- _EXERCISE DIRECTIONS_: Quote all of the data exactly as given. Skip every picture it contains.

- _MATERIAL_:
● ● ● ● ● ● ●

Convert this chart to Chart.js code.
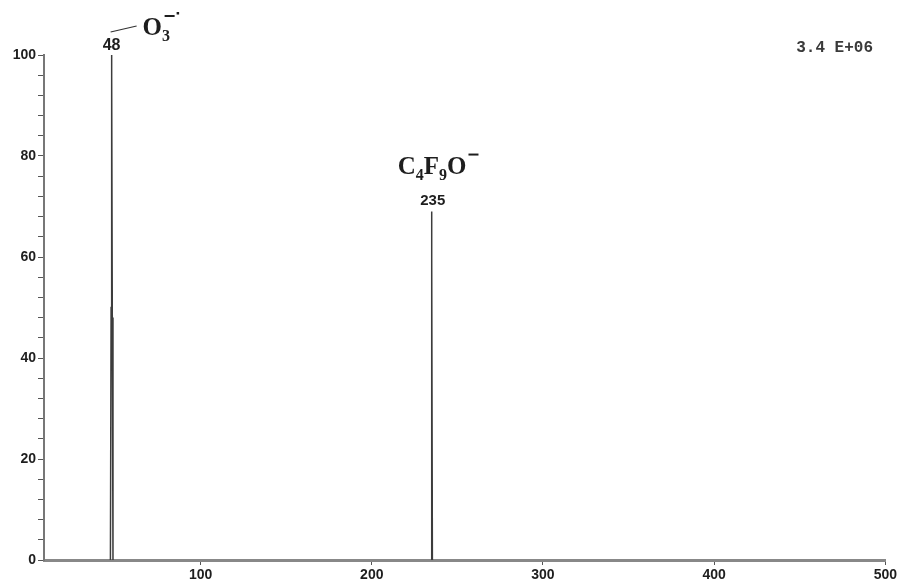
<!DOCTYPE html>
<html>
<head>
<meta charset="utf-8">
<script src="https://cdn.jsdelivr.net/npm/chart.js@4"></script>
<style>
  html, body { margin: 0; padding: 0; background: #fff; }
  #wrap { width: 899px; height: 582px; }
</style>
</head>
<body>
<div id="wrap"><canvas id="spectrum"></canvas></div>
<script>
// Axis setup
const mzMin = 8.5;
const mzMax = 500;
const mzTicks = [100, 200, 300, 400, 500];
const intensityTicks = [0, 4, 8, 12, 16, 20, 24, 28, 32, 36, 40, 44, 48, 52, 56, 60, 64, 68, 72, 76, 80, 84, 88, 92, 96, 100];
const intensityLabels = [0, 20, 40, 60, 80, 100];

// Peaks (profile points)
const peak48Mz = [47.3, 47.7, 47.9, 48.0, 48.2, 48.4, 48.8];
const peak48Int = [0, 50, 84, 100, 96, 48, 0];
const peak235Mz = [234.6, 234.85, 235.0, 235.15, 235.4];
const peak235Int = [0, 52, 69, 60, 0];

const scaleFactor = '3.4 E+06';

const toPoints = (xs, ys) => xs.map((x, i) => ({ x, y: ys[i] }));

// draws a run of [text, font, dy] pieces left to right
function drawPieces(ctx, x, y, pieces) {
  pieces.forEach(([t, f, dy]) => {
    ctx.font = f;
    ctx.fillText(t, x, y + dy);
    x += ctx.measureText(t).width;
  });
  return x;
}

const annotations = {
  id: 'annotations',
  afterDraw(chart) {
    const { ctx, scales: { x, y } } = chart;
    ctx.save();
    ctx.fillStyle = '#1e1e1e';
    ctx.strokeStyle = '#333';
    ctx.textBaseline = 'alphabetic';

    const big = 'bold 25px "Liberation Serif", "Times New Roman", serif';
    const sub = 'bold 16px "Liberation Serif", "Times New Roman", serif';

    // peak 48
    const p1x = x.getPixelForValue(48);
    const p1y = y.getPixelForValue(100);
    ctx.textAlign = 'center';
    ctx.font = 'bold 16px "Liberation Sans", Arial, sans-serif';
    ctx.fillText('48', p1x, p1y - 5);
    ctx.lineWidth = 1.2;
    ctx.beginPath();
    ctx.moveTo(p1x - 1, p1y - 23);
    ctx.lineTo(p1x + 25, p1y - 29);
    ctx.stroke();
    ctx.textAlign = 'left';
    drawPieces(ctx, p1x + 31, p1y - 20, [['O', big, 0], ['3', sub, 6]]);
    // radical anion mark: minus and dot
    ctx.fillRect(p1x + 53, p1y - 40, 10, 2);
    ctx.fillRect(p1x + 65, p1y - 43, 2.5, 2.5);

    // peak 235
    const p2x = x.getPixelForValue(235);
    const p2y = y.getPixelForValue(69);
    ctx.textAlign = 'center';
    ctx.font = 'bold 15px "Liberation Sans", Arial, sans-serif';
    ctx.fillText('235', p2x + 1, p2y - 7);
    ctx.textAlign = 'left';
    const endX = drawPieces(ctx, p2x - 34, p2y - 38,
      [['C', big, 0], ['4', sub, 6], ['F', big, 0], ['9', sub, 6], ['O', big, 0]]);
    ctx.fillRect(endX + 2, p2y - 58, 10, 2);

    // scale factor
    ctx.font = 'bold 16px "Liberation Mono", "Courier New", monospace';
    ctx.fillStyle = '#3a3a3a';
    ctx.textAlign = 'right';
    ctx.fillText(scaleFactor, 873, 52);
    ctx.restore();
  }
};

const lineStyle = { showLine: true, borderColor: '#3c3c3c', borderWidth: 1.5, pointRadius: 0, tension: 0, fill: false };
const tickFont = { family: '"Liberation Sans", Arial, sans-serif', size: 14, weight: 'bold' };

new Chart(document.getElementById('spectrum'), {
  type: 'scatter',
  data: {
    datasets: [
      { label: 'm/z 48', data: toPoints(peak48Mz, peak48Int), ...lineStyle },
      { label: 'm/z 235', data: toPoints(peak235Mz, peak235Int), ...lineStyle }
    ]
  },
  options: {
    responsive: true,
    maintainAspectRatio: false,
    animation: false,
    layout: { padding: { top: 55, right: 13, left: 0, bottom: 0 } },
    plugins: { legend: { display: false }, tooltip: { enabled: false } },
    scales: {
      x: {
        type: 'linear',
        min: mzMin,
        max: mzMax,
        afterBuildTicks: s => { s.ticks = mzTicks.map(v => ({ value: v })); },
        afterFit: s => { s.height = 22; },
        border: { color: '#888', width: 3 },
        grid: { drawOnChartArea: false, tickLength: 5, tickColor: '#555' },
        ticks: { color: '#1e1e1e', font: tickFont, padding: 2, maxRotation: 0 }
      },
      y: {
        min: 0,
        max: 100,
        afterBuildTicks: s => { s.ticks = intensityTicks.map(v => ({ value: v })); },
        afterFit: s => { s.width = 44; },
        border: { color: '#777', width: 2 },
        grid: { drawOnChartArea: false, tickLength: 6, tickColor: '#555' },
        ticks: {
          color: '#1e1e1e',
          font: tickFont,
          padding: 2,
          autoSkip: false,
          callback: v => intensityLabels.includes(v) ? v : ''
        }
      }
    }
  },
  plugins: [annotations]
});
</script>
</body>
</html>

● ● ● ● ● ● ●

- _RESULT_:
Convert this chart to Chart.js code.
<!DOCTYPE html>
<html>
<head>
<meta charset="utf-8">
<script src="https://cdn.jsdelivr.net/npm/chart.js@4"></script>
<style>
  html, body { margin: 0; padding: 0; background: #fff; }
  #wrap { width: 899px; height: 582px; }
</style>
</head>
<body>
<div id="wrap"><canvas id="spectrum"></canvas></div>
<script>
// Axis setup
const mzMin = 8.5;
const mzMax = 500;
const mzTicks = [100, 200, 300, 400, 500];
const intensityTicks = [0, 4, 8, 12, 16, 20, 24, 28, 32, 36, 40, 44, 48, 52, 56, 60, 64, 68, 72, 76, 80, 84, 88, 92, 96, 100];
const intensityLabels = [0, 20, 40, 60, 80, 100];

// Peaks (profile points)
const peak48Mz = [47.3, 47.7, 47.9, 48.0, 48.2, 48.4, 48.8];
const peak48Int = [0, 50, 84, 100, 96, 48, 0];
const peak235Mz = [234.6, 234.85, 235.0, 235.15, 235.4];
const peak235Int = [0, 52, 69, 60, 0];

const scaleFactor = '3.4 E+06';

const toPoints = (xs, ys) => xs.map((x, i) => ({ x, y: ys[i] }));

// draws a run of [text, font, dy] pieces left to right
function drawPieces(ctx, x, y, pieces) {
  pieces.forEach(([t, f, dy]) => {
    ctx.font = f;
    ctx.fillText(t, x, y + dy);
    x += ctx.measureText(t).width;
  });
  return x;
}

const annotations = {
  id: 'annotations',
  afterDraw(chart) {
    const { ctx, scales: { x, y } } = chart;
    ctx.save();
    ctx.fillStyle = '#1e1e1e';
    ctx.strokeStyle = '#333';
    ctx.textBaseline = 'alphabetic';

    const big = 'bold 25px "Liberation Serif", "Times New Roman", serif';
    const sub = 'bold 16px "Liberation Serif", "Times New Roman", serif';

    // peak 48
    const p1x = x.getPixelForValue(48);
    const p1y = y.getPixelForValue(100);
    ctx.textAlign = 'center';
    ctx.font = 'bold 16px "Liberation Sans", Arial, sans-serif';
    ctx.fillText('48', p1x, p1y - 5);
    ctx.lineWidth = 1.2;
    ctx.beginPath();
    ctx.moveTo(p1x - 1, p1y - 23);
    ctx.lineTo(p1x + 25, p1y - 29);
    ctx.stroke();
    ctx.textAlign = 'left';
    drawPieces(ctx, p1x + 31, p1y - 20, [['O', big, 0], ['3', sub, 6]]);
    // radical anion mark: minus and dot
    ctx.fillRect(p1x + 53, p1y - 40, 10, 2);
    ctx.fillRect(p1x + 65, p1y - 43, 2.5, 2.5);

    // peak 235
    const p2x = x.getPixelForValue(235);
    const p2y = y.getPixelForValue(69);
    ctx.textAlign = 'center';
    ctx.font = 'bold 15px "Liberation Sans", Arial, sans-serif';
    ctx.fillText('235', p2x + 1, p2y - 7);
    ctx.textAlign = 'left';
    const endX = drawPieces(ctx, p2x - 34, p2y - 38,
      [['C', big, 0], ['4', sub, 6], ['F', big, 0], ['9', sub, 6], ['O', big, 0]]);
    ctx.fillRect(endX + 2, p2y - 58, 10, 2);

    // scale factor
    ctx.font = 'bold 16px "Liberation Mono", "Courier New", monospace';
    ctx.fillStyle = '#3a3a3a';
    ctx.textAlign = 'right';
    ctx.fillText(scaleFactor, 873, 52);
    ctx.restore();
  }
};

const lineStyle = { showLine: true, borderColor: '#3c3c3c', borderWidth: 1.5, pointRadius: 0, tension: 0, fill: false };
const tickFont = { family: '"Liberation Sans", Arial, sans-serif', size: 14, weight: 'bold' };

new Chart(document.getElementById('spectrum'), {
  type: 'scatter',
  data: {
    datasets: [
      { label: 'm/z 48', data: toPoints(peak48Mz, peak48Int), ...lineStyle },
      { label: 'm/z 235', data: toPoints(peak235Mz, peak235Int), ...lineStyle }
    ]
  },
  options: {
    responsive: true,
    maintainAspectRatio: false,
    animation: false,
    layout: { padding: { top: 55, right: 13, left: 0, bottom: 0 } },
    plugins: { legend: { display: false }, tooltip: { enabled: false } },
    scales: {
      x: {
        type: 'linear',
        min: mzMin,
        max: mzMax,
        afterBuildTicks: s => { s.ticks = mzTicks.map(v => ({ value: v })); },
        afterFit: s => { s.height = 22; },
        border: { color: '#888', width: 3 },
        grid: { drawOnChartArea: false, tickLength: 5, tickColor: '#555' },
        ticks: { color: '#1e1e1e', font: tickFont, padding: 2, maxRotation: 0 }
      },
      y: {
        min: 0,
        max: 100,
        afterBuildTicks: s => { s.ticks = intensityTicks.map(v => ({ value: v })); },
        afterFit: s => { s.width = 44; },
        border: { color: '#777', width: 2 },
        grid: { drawOnChartArea: false, tickLength: 6, tickColor: '#555' },
        ticks: {
          color: '#1e1e1e',
          font: tickFont,
          padding: 2,
          autoSkip: false,
          callback: v => intensityLabels.includes(v) ? v : ''
        }
      }
    }
  },
  plugins: [annotations]
});
</script>
</body>
</html>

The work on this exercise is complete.